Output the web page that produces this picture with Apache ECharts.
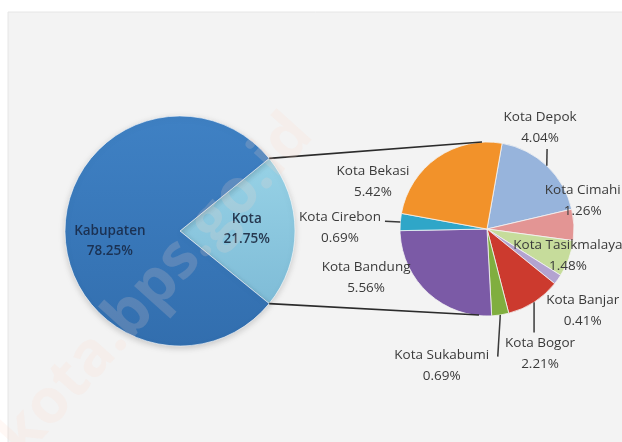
<!DOCTYPE html>
<html>
<head>
<meta charset="utf-8">
<script src="https://cdn.jsdelivr.net/npm/echarts@6/dist/echarts.min.js"></script>
<style>
  html, body { margin: 0; padding: 0; background: #ffffff; }
  #chart { width: 622px; height: 442px; }
</style>
</head>
<body>
<div id="chart"></div>
<script>
// Share of Kabupaten vs Kota, and the breakdown of the Kota share (percent of total)
const mainNames = ['Kota', 'Kabupaten'];
const mainValues = [21.75, 78.25];

const kotaNames = ['Kota Depok', 'Kota Cimahi', 'Kota Tasikmalaya', 'Kota Banjar', 'Kota Bogor',
                   'Kota Sukabumi', 'Kota Bandung', 'Kota Cirebon', 'Kota Bekasi'];
const kotaValues = [4.04, 1.26, 1.48, 0.41, 2.21, 0.69, 5.56, 0.69, 5.42];

// ---- styling ----
const FONT = '"Open Sans", "Noto Sans", sans-serif';
const mainColors = [
  new echarts.graphic.LinearGradient(0, 0, 0, 1, [{offset: 0, color: '#97d2e6'}, {offset: 1, color: '#7fbcd7'}]),
  new echarts.graphic.LinearGradient(0, 0, 0, 1, [{offset: 0, color: '#3f81c4'}, {offset: 1, color: '#326eae'}])
];
const kotaColors = ['#97b4dc', '#e39594', '#c6dc9b', '#b3a3d0', '#cc3a2e', '#80ae3f', '#7b5aa6', '#2fa6c8', '#f2922a'];
const mainLabelColors = ['#26384f', '#1b3152'];

// geometry of the two pies (px)
const MAIN = {cx: 180, cy: 231, r: 115};
const SUB = {cx: 487, cy: 229, r: 87};
const SUB_START = 80;                                  // ECharts startAngle for the Kota breakdown
const MAIN_START = 180 * mainValues[0] / 100;          // centres the Kota wedge on the right side

// label anchor points, in units of the pie radius, relative to its centre
const mainLabelSpots = [[0.58, -0.02], [-0.61, 0.09]];
const kotaLabelSpots = [
  [0.61, -1.16], [1.10, -0.33], [0.93, 0.31], [1.10, 0.94], [0.61, 1.43],
  [-0.52, 1.57], [-1.39, 0.56], [-1.69, -0.01], [-1.31, -0.54]
];
// leader line end points, px offset from the label anchor (index -> offset)
const kotaLeaders = {0: [7, 21], 4: [-6, -21], 5: [56, -9], 7: [45, -7]};

const fmtPct = v => v.toFixed(2) + '%';

function spotPos(geo, spot) {
  return [geo.cx + spot[0] * geo.r, geo.cy + spot[1] * geo.r];
}

// mid-angle of each breakdown slice (radians, clockwise from 12 o'clock)
const kotaSum = kotaValues.reduce((a, b) => a + b, 0);
const kotaMid = [];
(function () {
  let acc = 0;
  const start = 90 - SUB_START;
  kotaValues.forEach(v => {
    kotaMid.push((start + 360 * (acc + v / 2) / kotaSum) * Math.PI / 180);
    acc += v;
  });
})();

const graphics = [];

// plot panel
graphics.push({
  type: 'rect', z: -10, silent: true,
  shape: {x: 8, y: 12, width: 640, height: 460},
  style: {fill: '#f3f3f3', stroke: '#e6e6e6', lineWidth: 1}
});

// connector lines between the Kota wedge and the breakdown pie
(function () {
  const a = MAIN_START * Math.PI / 180;
  const p1 = [MAIN.cx + MAIN.r * Math.cos(a), MAIN.cy - MAIN.r * Math.sin(a)];
  const p2 = [MAIN.cx + MAIN.r * Math.cos(a), MAIN.cy + MAIN.r * Math.sin(a)];
  const q1 = [SUB.cx - 5, SUB.cy - SUB.r];
  const q2 = [SUB.cx - 8, SUB.cy + SUB.r - 1];
  [[p1, q1], [p2, q2]].forEach(([p, q]) => {
    graphics.push({
      type: 'line', z: 5, silent: true,
      shape: {x1: p[0], y1: p[1], x2: q[0], y2: q[1]},
      style: {stroke: '#2b2b2b', lineWidth: 1.7}
    });
  });
})();

// leader lines from slices to their labels
Object.keys(kotaLeaders).forEach(k => {
  const i = +k;
  const ang = kotaMid[i];
  const s = [SUB.cx + SUB.r * Math.sin(ang), SUB.cy - SUB.r * Math.cos(ang)];
  const lp = spotPos(SUB, kotaLabelSpots[i]);
  const e = [lp[0] + kotaLeaders[i][0], lp[1] + kotaLeaders[i][1]];
  graphics.push({
    type: 'line', z: 5, silent: true,
    shape: {x1: s[0], y1: s[1], x2: e[0], y2: e[1]},
    style: {stroke: '#3a3a3a', lineWidth: 1.5}
  });
});

// site watermark
graphics.push({
  type: 'text', z: 100, silent: true,
  x: 156, y: 286, rotation: 48 * Math.PI / 180,
  style: {
    text: 'kota.bps.go.id', fontFamily: FONT, fontSize: 62, fontWeight: 'bold',
    fill: 'rgba(255,214,200,0.18)', align: 'center', verticalAlign: 'middle'
  }
});

const chart = echarts.init(document.getElementById('chart'), null, {renderer: 'canvas'});

chart.setOption({
  backgroundColor: '#ffffff',
  animation: false,
  graphic: graphics,
  series: [
    {
      type: 'pie',
      center: [MAIN.cx, MAIN.cy],
      radius: MAIN.r,
      startAngle: MAIN_START,
      clockwise: true,
      avoidLabelOverlap: false,
      itemStyle: {borderColor: '#ffffff', borderWidth: 0.6, shadowBlur: 6, shadowColor: 'rgba(0,0,0,0.18)', shadowOffsetY: 2},
      label: {
        show: true, position: 'inside', overflow: 'none',
        fontFamily: FONT, fontSize: 13.5, fontWeight: 600, lineHeight: 20, align: 'center',
        formatter: p => p.name + '\n' + fmtPct(p.value)
      },
      labelLine: {show: false},
      labelLayout: p => {
        const pos = spotPos(MAIN, mainLabelSpots[p.dataIndex]);
        return {x: pos[0], y: pos[1], align: 'center', verticalAlign: 'middle'};
      },
      emphasis: {disabled: true},
      data: mainNames.map((n, i) => ({
        name: n, value: mainValues[i],
        itemStyle: {color: mainColors[i]},
        label: {color: mainLabelColors[i]}
      }))
    },
    {
      type: 'pie',
      center: [SUB.cx, SUB.cy],
      radius: SUB.r,
      startAngle: SUB_START,
      clockwise: true,
      avoidLabelOverlap: false,
      itemStyle: {borderColor: '#f4f4f4', borderWidth: 0.8},
      label: {
        show: true, position: 'outside', overflow: 'none',
        fontFamily: FONT, fontSize: 13.5, lineHeight: 21, align: 'center',
        color: '#3a3a3a',
        formatter: p => p.name + '\n' + fmtPct(p.value)
      },
      labelLine: {show: false},
      labelLayout: p => {
        const pos = spotPos(SUB, kotaLabelSpots[p.dataIndex]);
        return {x: pos[0], y: pos[1], align: 'center', verticalAlign: 'middle'};
      },
      emphasis: {disabled: true},
      data: kotaNames.map((n, i) => ({
        name: n, value: kotaValues[i],
        itemStyle: {color: kotaColors[i]}
      }))
    }
  ]
});
</script>
</body>
</html>
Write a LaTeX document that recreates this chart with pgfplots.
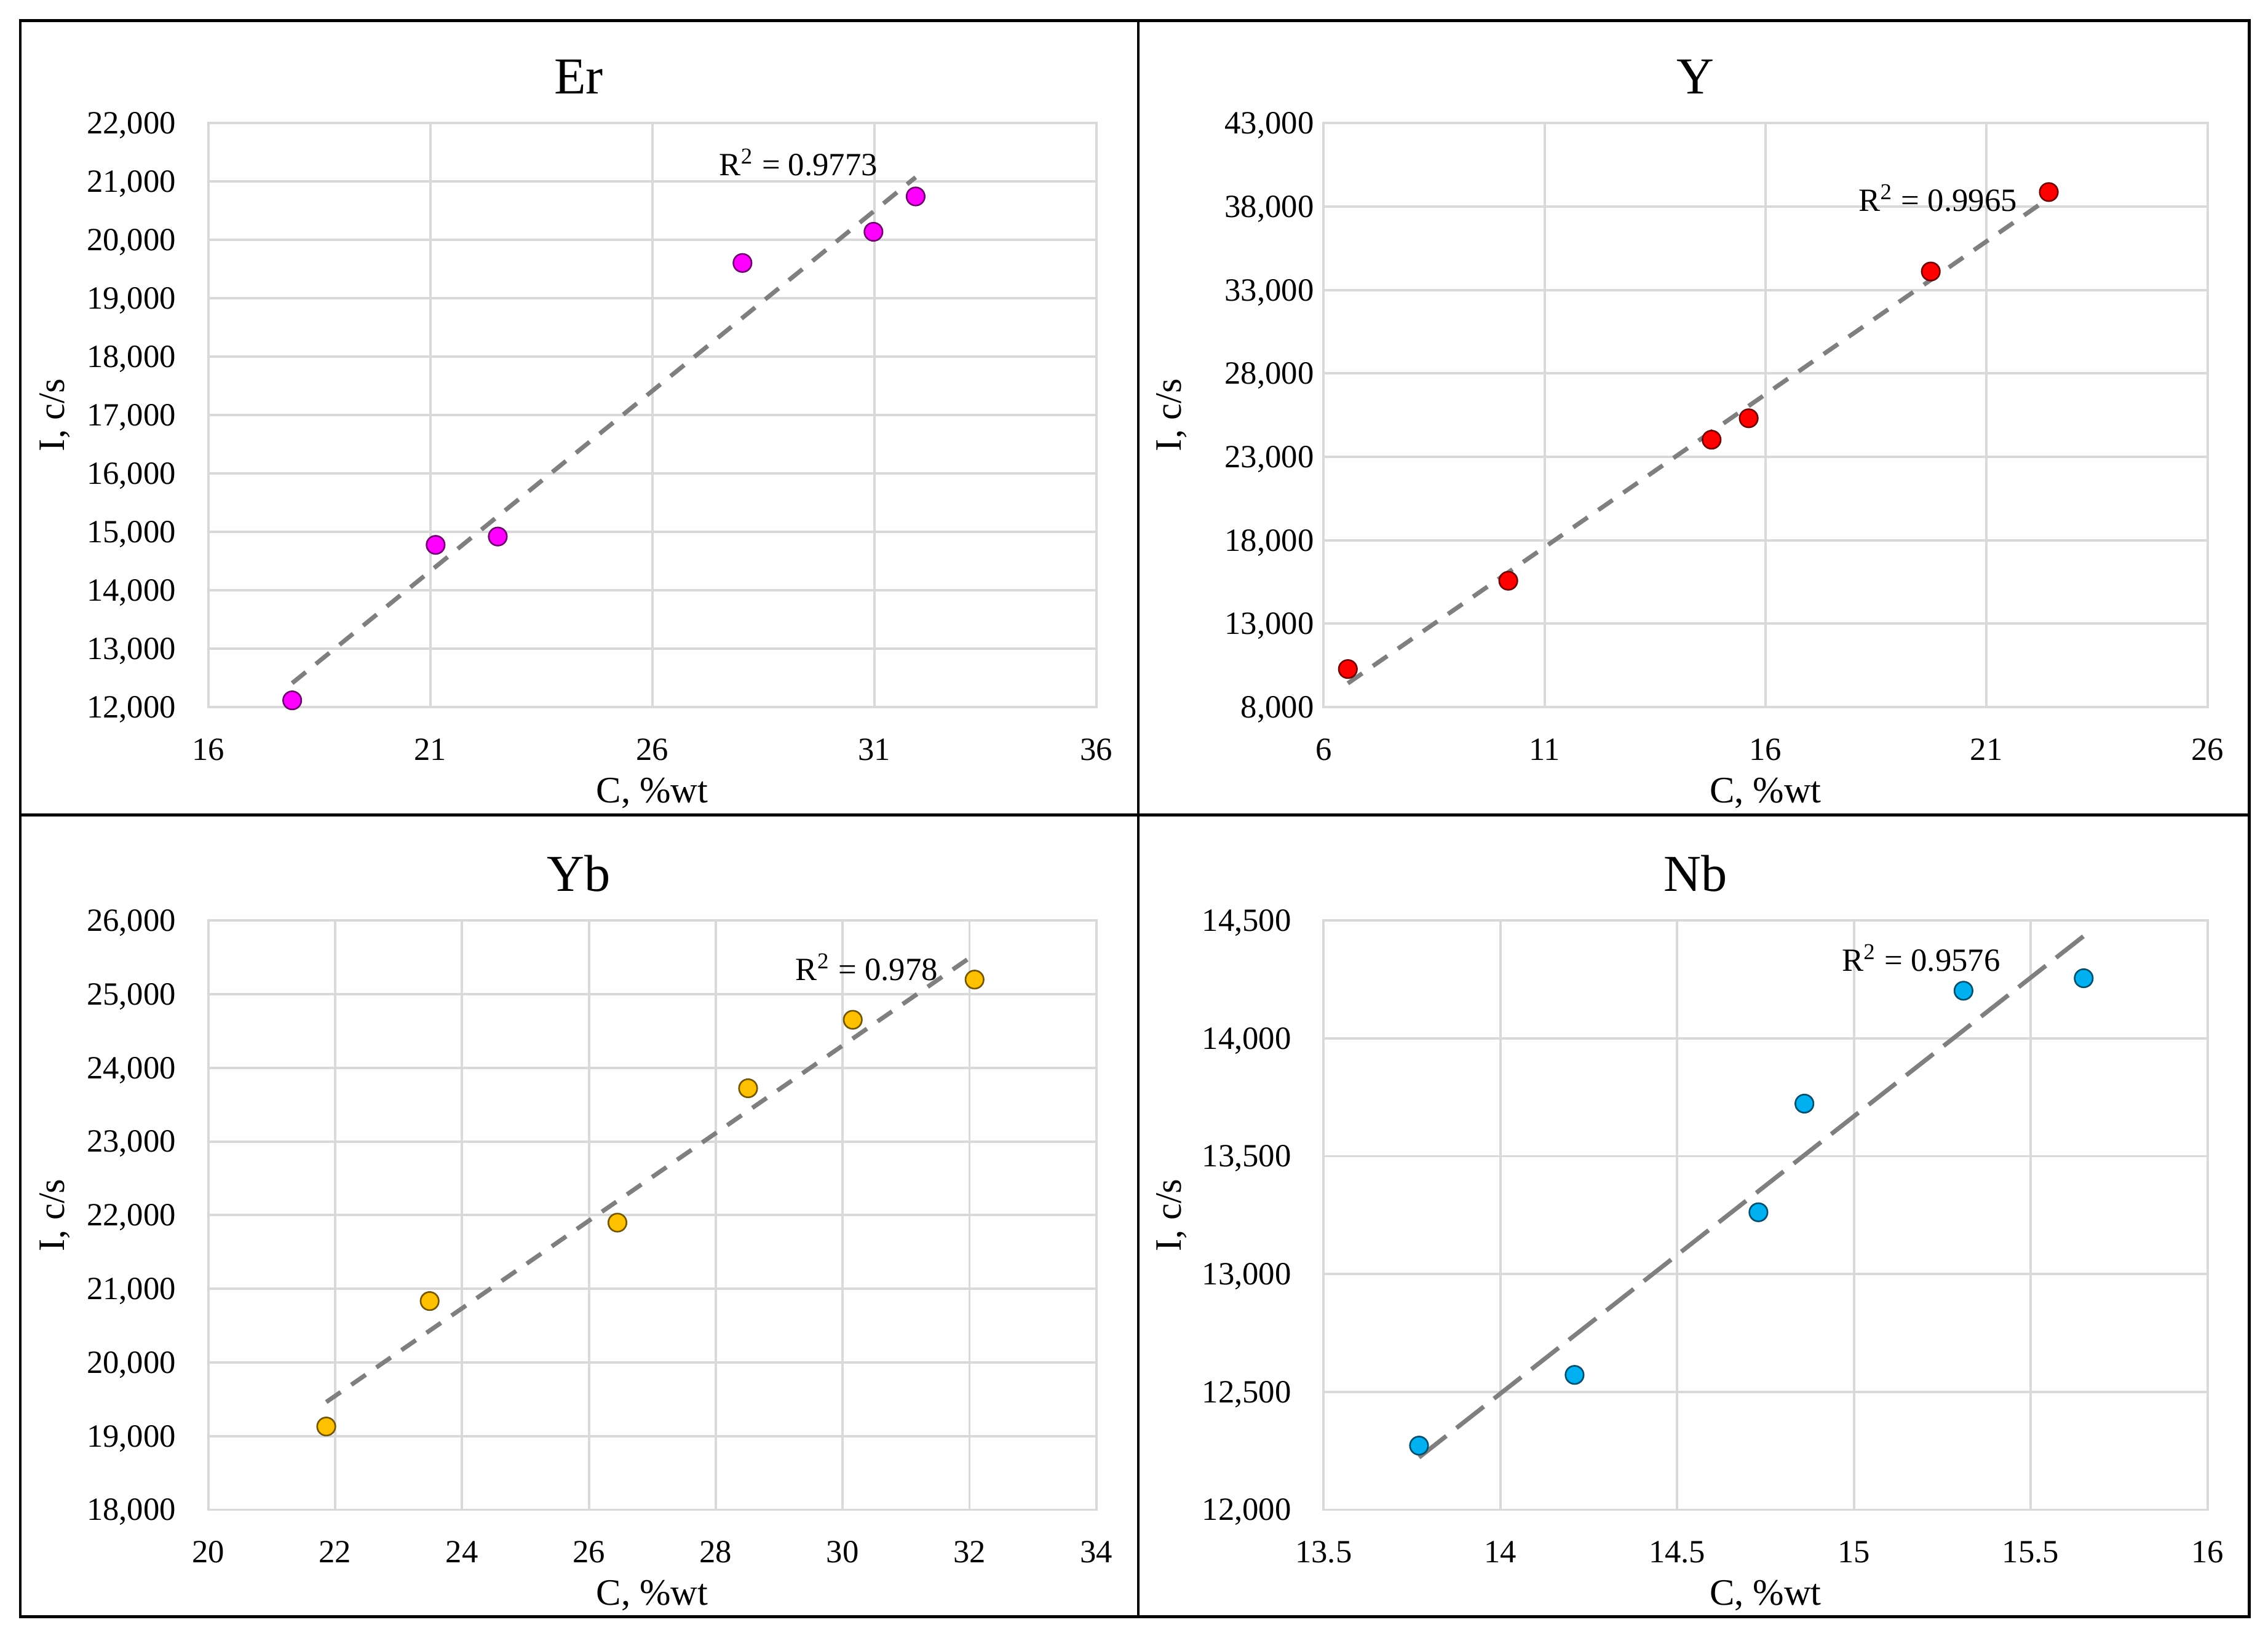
\documentclass[border=0pt]{standalone}
\usepackage{pgfplots}
\pgfplotsset{compat=1.18}
\usepackage{fontspec}
\setmainfont{Liberation Serif}

\definecolor{gridc}{HTML}{D9D9D9}
\definecolor{trendc}{HTML}{7F7F7F}
\definecolor{erc}{HTML}{FF00FF}
\definecolor{yc}{HTML}{FF0000}
\definecolor{ybc}{HTML}{FFC000}
\definecolor{nbc}{HTML}{00B0F0}

\tikzset{rsq/.style={anchor=base, font=\fontsize{10}{12}\selectfont, inner sep=0pt}}

\pgfplotsset{
  panel/.style={
    scale only axis,
    axis lines=box,
    axis line style={draw=gridc, line width=0.75pt},
    grid=major,
    major grid style={draw=gridc, line width=0.75pt},
    major tick length=0pt,
    tick style={draw=none},
    scaled ticks=false,
    /pgf/number format/assume math mode=true,
    /pgf/number format/1000 sep={,},
    ticklabel style={font=\fontsize{10}{12}\selectfont},
    xticklabel style={anchor=base, inner sep=0pt, yshift=-16.4pt},
    yticklabel style={anchor=east, inner sep=0pt, text height=6.6pt, text depth=0pt, xshift=-9.8pt},
    label style={font=\fontsize{11.5}{13}\selectfont},
    xlabel style={at={(axis description cs:0.5,0)}, anchor=base, yshift=-29.5pt},
    ylabel style={at={(axis description cs:-0.173,0.5)}, anchor=center},
    title style={font=\fontsize{16}{18}\selectfont, anchor=base, yshift=3pt},
    xlabel={C, \%wt},
    ylabel={I, c/s},
  },
  trend/.style={trendc, line width=1.35pt, dash pattern=on 5.4pt off 4pt, mark=none},
  pts/.style={only marks, mark=*, mark size=2.8pt,
    mark options={solid, fill=#1, draw=#1!45!black, line width=0.5pt}},
}

\begin{document}
\begin{tikzpicture}
\path[use as bounding box] (0,0) rectangle (700pt,504pt);

% Er
\begin{axis}[panel, at={(64.28pt,285.7pt)}, anchor=south west,
  width=274.1pt, height=180.3pt,
  xmin=16, xmax=36, xtick={16,21,...,36},
  ymin=12000, ymax=22000, ytick={12000,13000,...,22000},
  title={Er}, title style={at={(axis description cs:0.417,1)}}]
\addplot[trend] coordinates {(17.89,12411) (31.93,21072)};
\addplot[pts=erc] coordinates {
(17.89,12116) (21.12,14778) (22.52,14921) (28.03,19605) (30.98,20139) (31.93,20744)};
\node[rsq] at (axis cs:29.29,21104) {R\textsuperscript{2} = 0.9773};
\end{axis}

% Y
\begin{axis}[panel, at={(408.5pt,285.7pt)}, anchor=south west,
  width=272.8pt, height=180.3pt,
  xmin=6, xmax=26, xtick={6,11,...,26},
  ymin=8000, ymax=43000, ytick={8000,13000,...,43000},
  yticklabel style={xshift=7pt},
  ylabel style={at={(axis description cs:-0.172,0.5)}},
  title={Y}, title style={at={(axis description cs:0.421,1)}}]
\addplot[trend] coordinates {(6.55,9427) (22.41,38497)};
\addplot[pts=yc] coordinates {
(6.55,10282) (10.18,15574) (14.78,24027) (15.62,25311) (19.74,34108) (22.41,38867)};
\node[rsq] at (axis cs:19.9,37715) {R\textsuperscript{2} = 0.9965};
\end{axis}

% Yb
\begin{axis}[panel, at={(64.28pt,37.94pt)}, anchor=south west,
  width=274.1pt, height=181.9pt,
  xmin=20, xmax=34, xtick={20,22,...,34},
  ymin=18000, ymax=26000, ytick={18000,19000,...,26000},
  title={Yb}, title style={at={(axis description cs:0.417,1)}}]
\addplot[trend] coordinates {(21.86,19462) (32.08,25539)};
\addplot[pts=ybc] coordinates {
(21.86,19130) (23.49,20833) (26.45,21898) (28.51,23722) (30.16,24652) (32.08,25198)};
\node[rsq] at (axis cs:30.38,25189) {R\textsuperscript{2} = 0.978};
\end{axis}

% Nb
\begin{axis}[panel, at={(408.5pt,37.94pt)}, anchor=south west,
  width=272.8pt, height=181.9pt,
  xmin=13.5, xmax=16, xtick={13.5,14,...,16},
  ymin=12000, ymax=14500, ytick={12000,12500,...,14500},
  ylabel style={at={(axis description cs:-0.172,0.5)}},
  title={Nb}, title style={at={(axis description cs:0.421,1)}}]
\addplot[trend, dash pattern=on 10.7pt off 4pt] coordinates {(13.77,12222) (15.65,14434)};
\addplot[pts=nbc] coordinates {
(13.77,12272) (14.21,12572) (14.73,13262) (14.86,13723) (15.31,14202) (15.65,14255)};
\node[rsq] at (axis cs:15.19,14285) {R\textsuperscript{2} = 0.9576};
\end{axis}

% panel frame
\draw[line width=0.9pt] (6.25pt,4.9pt) rectangle (694.2pt,497.7pt);
\draw[line width=0.9pt] (351.3pt,4.9pt) -- (351.3pt,497.7pt);
\draw[line width=0.9pt] (6.25pt,252.4pt) -- (694.2pt,252.4pt);
\end{tikzpicture}
\end{document}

⁂

Find "that". Copy every line it occurs in.

Output the web page that produces this picture with Apache ECharts.
Write a LaTeX document that recreates this chart with pgfplots.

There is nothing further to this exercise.